Thursday, August 24, 2023

My 'Talk' with the Karate Sensei



Sensei: “Welcome. You wanted this meeting, so what did you want to talk about?”

Me: “Traditional Shotokan Karate: I think you have an identity crisis.”

Sensei: “Why?”

Me: “Focus first on the 'Traditional'. You don't like competitive sports karate. You think it distorts the art, moves it away from combat effectiveness.”

Sensei (gruffly): “That's right. It's all about dancing up and down, high-kicking, lightness of touch and fast, instant withdrawal for point scoring. And so they lose true lethality.”

Me: “Your own classes are quite kinetic though. Plenty of technique (kihon), and kata. But looking at the class, the students seem overwhelmed by the number of techniques and kata they have to learn. And they don't do much sparring (kumite).”

Sensei: “That's because it takes at least two to three years to get technique into automatic muscle memory so that sparring practice is useful.”

Me: “Yet surely a disinterested observer would conclude that sports such as boxing and MMA, which make sparring central, are more effective on the street. You get what you train for. And you get to be effective within the first year.”

Sensei: “Karate isn't just fighting skills: it comes with a cultural tradition of personal development, honour, self-discipline and spirituality.”

Me: “That is mostly anchored in the kata, 26 in all, which could take a lifetime to learn well - and that's not at all a criticism. Yet the combat application of kata, the bunkai, isn't well integrated with sparring and seems ill-understood, even controversial?”

Sensei: “Yet the essence of karate is to be found in the kata.”

Me: “It seems to me that if you want to be an effective street fighter then boxing or MMA are the ways to go. Motobu Choki pointed out that kata are almost irrelevant. The martial values of self-control, self-discipline and honour are present in all the formalised fighting traditions.

“If, on the other hand, you want the health benefits of balance, flexibility, suppleness, mental calmness and spirituality, then the T’ai Chi Ch’uan form, which is equivalent to kata, has exactly those objectives.

“Surely Traditional Shotokan Karate is simply trapped between these two poles, neither one thing or the other?”

Sensei: “The two aspects you point out are indeed dimensions within karate. Different masters emphasise one more than the other perhaps, depending upon their interests and inclinations. 

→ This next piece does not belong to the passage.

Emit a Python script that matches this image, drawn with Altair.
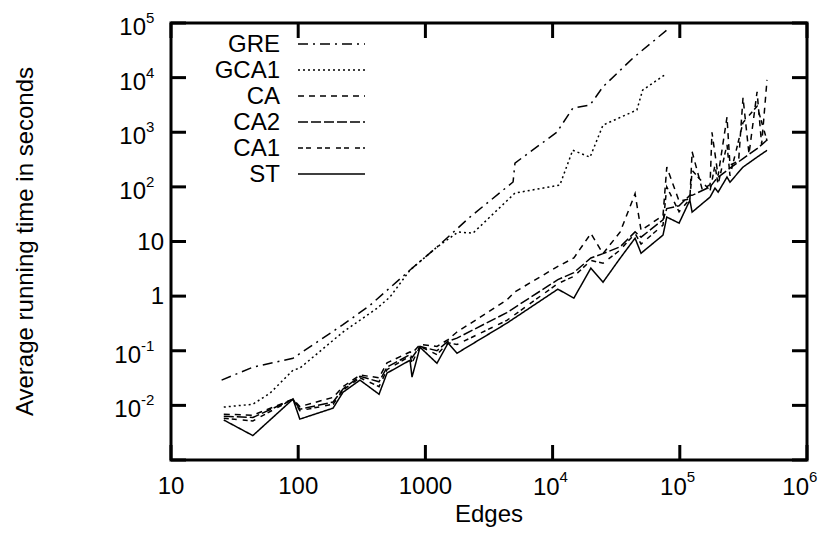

“Yet there is no shallow route to deep understanding of the art. Once their energy goes, people have to retire from the practice of boxing and MMA. T’ai Chi Ch’uan can lose its grounding in brutal combat effectiveness, veering off into the arbitrariness and superficiality of choreography: 'mere dance'. 

“The lifelong study of karate in all its complexity - it's a deep immersion into an ancient warrior culture: one which is absent and even deprecated in modern life.”

Me: “Agreed. But your class really falls between two stools. Many students are middle class and not very aggressive: your focus on power, speed and martial spirit falls upon stony ground. Yet the level of physical engagement in kihon, kata and kumite (when performed with speed and power which is always the end objective) makes the class too strenuous and damaging for seniors like me.

“Perhaps you should have two classes: one focused on the external form of the art, forceful kihon and kumite with kata backing it up; the other inclining to the internal art, centred around mindful, low-adrenalin study of the kata?”

Sensei: “Had we but world enough and time! It won't have escaped your notice that ninety five percent of people who attend karate class want to develop effective combat capability. Those who lose the physicality to train migrate across to T'ai Chi, as do those who are primarily interested in health or spiritual matters.

“So I believe you'll find what you need in T'ai Chi. I regret that I can't run a health and spiritual class founded on karate technique and kata; I simply can't afford the opportunity cost.” 

A psychotherapist intervenes.

Psychotherapist: “Nigel, you are just driven and you aren't even aware of it. You are bereft unless you can latch onto a goal, then focus all your efforts on attaining it. You are too old for karate! Get over it - let it go!

“You know the T'ai Chi form, you know the T'ai Chi sword form. Practise them when you want to, otherwise don't bother. You don't need a schedule, you don't need a plan to continually 'get better', there is nothing to achieve.

“Relax, and enjoy the people in your life. In fact, grow up!”

Me: “Thank you Sensei and wise counsellor. I see now that you are both wholly in the right.”